*TASK DIRECTIONS:*
Would you transcribe the listing that follows, character for character, and omit its images?

*DATASET SECTION:*

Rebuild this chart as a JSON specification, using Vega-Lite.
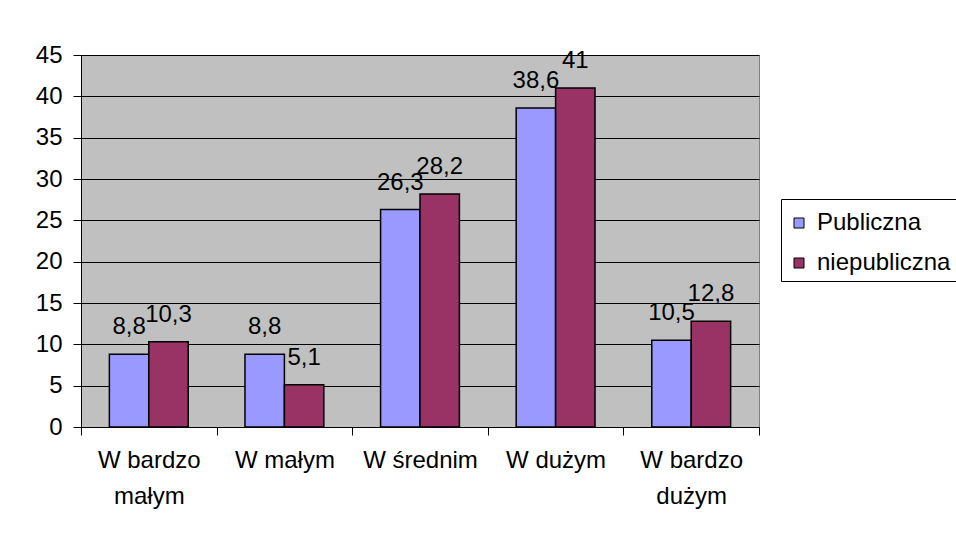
{
  "$schema": "https://vega.github.io/schema/vega-lite/v6.json",
  "width": 678,
  "height": 372,
  "autosize": {"type": "none"},
  "padding": {"left": 81, "top": 55, "right": 197, "bottom": 109},
  "background": "white",
  "config": {
    "locale": {"number": {"decimal": ",", "thousands": " ", "grouping": [3], "currency": ["", " zł"]}},
    "view": {"fill": "#C0C0C0", "stroke": "#808080", "strokeWidth": 1},
    "font": "Liberation Sans"
  },
  "data": {
    "values": [
      {"kategoria": "W bardzo małym", "typ": "Publiczna", "wartosc": 8.8},
      {"kategoria": "W bardzo małym", "typ": "niepubliczna", "wartosc": 10.3},
      {"kategoria": "W małym", "typ": "Publiczna", "wartosc": 8.8},
      {"kategoria": "W małym", "typ": "niepubliczna", "wartosc": 5.1},
      {"kategoria": "W średnim", "typ": "Publiczna", "wartosc": 26.3},
      {"kategoria": "W średnim", "typ": "niepubliczna", "wartosc": 28.2},
      {"kategoria": "W dużym", "typ": "Publiczna", "wartosc": 38.6},
      {"kategoria": "W dużym", "typ": "niepubliczna", "wartosc": 41},
      {"kategoria": "W bardzo dużym", "typ": "Publiczna", "wartosc": 10.5},
      {"kategoria": "W bardzo dużym", "typ": "niepubliczna", "wartosc": 12.8}
    ]
  },
  "encoding": {
    "x": {
      "field": "kategoria",
      "type": "nominal",
      "sort": ["W bardzo małym", "W małym", "W średnim", "W dużym", "W bardzo dużym"],
      "scale": {"paddingInner": 0, "paddingOuter": 0},
      "axis": {
        "title": null,
        "labelAngle": 0,
        "tickBand": "extent",
        "tickSize": 8,
        "tickColor": "black",
        "domainColor": "black",
        "labelColor": "black",
        "labelFont": "Liberation Sans",
        "labelFontSize": 24,
        "labelPadding": 13,
        "labelLineHeight": 36,
        "labelLimit": 0,
        "grid": false,
        "labelExpr": "datum.value == 'W bardzo małym' ? ['W bardzo', 'małym'] : datum.value == 'W bardzo dużym' ? ['W bardzo', 'dużym'] : datum.value"
      }
    },
    "xOffset": {
      "field": "typ",
      "sort": ["Publiczna", "niepubliczna"],
      "scale": {"paddingInner": 0, "paddingOuter": 0.72}
    },
    "y": {
      "field": "wartosc",
      "type": "quantitative",
      "scale": {"domain": [0, 45], "nice": false},
      "axis": {
        "title": null,
        "values": [0, 5, 10, 15, 20, 25, 30, 35, 40, 45],
        "grid": true,
        "gridColor": "black",
        "gridWidth": 1,
        "gridOpacity": 1,
        "domainColor": "black",
        "tickColor": "black",
        "tickSize": 8,
        "labelColor": "black",
        "labelFont": "Liberation Sans",
        "labelFontSize": 24,
        "labelPadding": 11
      }
    }
  },
  "layer": [
    {
      "mark": {"type": "bar", "stroke": "black", "strokeWidth": 1.5},
      "encoding": {
        "color": {
          "field": "typ",
          "type": "nominal",
          "scale": {"domain": ["Publiczna", "niepubliczna"], "range": ["#9999FF", "#993366"]},
          "legend": {
            "orient": "none",
            "legendX": 700,
            "legendY": 144,
            "title": " ",
            "titleFontSize": 5,
            "titlePadding": 1,
            "symbolType": "square",
            "symbolSize": 100,
            "symbolStrokeColor": "black",
            "symbolStrokeWidth": 1,
            "symbolOpacity": 1,
            "labelFont": "Liberation Sans",
            "labelFontSize": 24,
            "labelColor": "black",
            "labelOffset": 6,
            "rowPadding": 16,
            "padding": 6,
            "strokeColor": "black",
            "fillColor": "white",
            "labelLimit": 0
          }
        }
      }
    },
    {
      "mark": {"type": "text", "dy": -20, "baseline": "alphabetic", "align": "center", "fontSize": 24, "color": "black", "font": "Liberation Sans"},
      "encoding": {
        "text": {"field": "wartosc", "type": "quantitative", "format": "~g"}
      }
    }
  ]
}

*THE SOLUTION:*
Rebuild this chart as a JSON specification, using Vega-Lite.
{
  "$schema": "https://vega.github.io/schema/vega-lite/v6.json",
  "width": 678,
  "height": 372,
  "autosize": {"type": "none"},
  "padding": {"left": 81, "top": 55, "right": 197, "bottom": 109},
  "background": "white",
  "config": {
    "locale": {"number": {"decimal": ",", "thousands": " ", "grouping": [3], "currency": ["", " zł"]}},
    "view": {"fill": "#C0C0C0", "stroke": "#808080", "strokeWidth": 1},
    "font": "Liberation Sans"
  },
  "data": {
    "values": [
      {"kategoria": "W bardzo małym", "typ": "Publiczna", "wartosc": 8.8},
      {"kategoria": "W bardzo małym", "typ": "niepubliczna", "wartosc": 10.3},
      {"kategoria": "W małym", "typ": "Publiczna", "wartosc": 8.8},
      {"kategoria": "W małym", "typ": "niepubliczna", "wartosc": 5.1},
      {"kategoria": "W średnim", "typ": "Publiczna", "wartosc": 26.3},
      {"kategoria": "W średnim", "typ": "niepubliczna", "wartosc": 28.2},
      {"kategoria": "W dużym", "typ": "Publiczna", "wartosc": 38.6},
      {"kategoria": "W dużym", "typ": "niepubliczna", "wartosc": 41},
      {"kategoria": "W bardzo dużym", "typ": "Publiczna", "wartosc": 10.5},
      {"kategoria": "W bardzo dużym", "typ": "niepubliczna", "wartosc": 12.8}
    ]
  },
  "encoding": {
    "x": {
      "field": "kategoria",
      "type": "nominal",
      "sort": ["W bardzo małym", "W małym", "W średnim", "W dużym", "W bardzo dużym"],
      "scale": {"paddingInner": 0, "paddingOuter": 0},
      "axis": {
        "title": null,
        "labelAngle": 0,
        "tickBand": "extent",
        "tickSize": 8,
        "tickColor": "black",
        "domainColor": "black",
        "labelColor": "black",
        "labelFont": "Liberation Sans",
        "labelFontSize": 24,
        "labelPadding": 13,
        "labelLineHeight": 36,
        "labelLimit": 0,
        "grid": false,
        "labelExpr": "datum.value == 'W bardzo małym' ? ['W bardzo', 'małym'] : datum.value == 'W bardzo dużym' ? ['W bardzo', 'dużym'] : datum.value"
      }
    },
    "xOffset": {
      "field": "typ",
      "sort": ["Publiczna", "niepubliczna"],
      "scale": {"paddingInner": 0, "paddingOuter": 0.72}
    },
    "y": {
      "field": "wartosc",
      "type": "quantitative",
      "scale": {"domain": [0, 45], "nice": false},
      "axis": {
        "title": null,
        "values": [0, 5, 10, 15, 20, 25, 30, 35, 40, 45],
        "grid": true,
        "gridColor": "black",
        "gridWidth": 1,
        "gridOpacity": 1,
        "domainColor": "black",
        "tickColor": "black",
        "tickSize": 8,
        "labelColor": "black",
        "labelFont": "Liberation Sans",
        "labelFontSize": 24,
        "labelPadding": 11
      }
    }
  },
  "layer": [
    {
      "mark": {"type": "bar", "stroke": "black", "strokeWidth": 1.5},
      "encoding": {
        "color": {
          "field": "typ",
          "type": "nominal",
          "scale": {"domain": ["Publiczna", "niepubliczna"], "range": ["#9999FF", "#993366"]},
          "legend": {
            "orient": "none",
            "legendX": 700,
            "legendY": 144,
            "title": " ",
            "titleFontSize": 5,
            "titlePadding": 1,
            "symbolType": "square",
            "symbolSize": 100,
            "symbolStrokeColor": "black",
            "symbolStrokeWidth": 1,
            "symbolOpacity": 1,
            "labelFont": "Liberation Sans",
            "labelFontSize": 24,
            "labelColor": "black",
            "labelOffset": 6,
            "rowPadding": 16,
            "padding": 6,
            "strokeColor": "black",
            "fillColor": "white",
            "labelLimit": 0
          }
        }
      }
    },
    {
      "mark": {"type": "text", "dy": -20, "baseline": "alphabetic", "align": "center", "fontSize": 24, "color": "black", "font": "Liberation Sans"},
      "encoding": {
        "text": {"field": "wartosc", "type": "quantitative", "format": "~g"}
      }
    }
  ]
}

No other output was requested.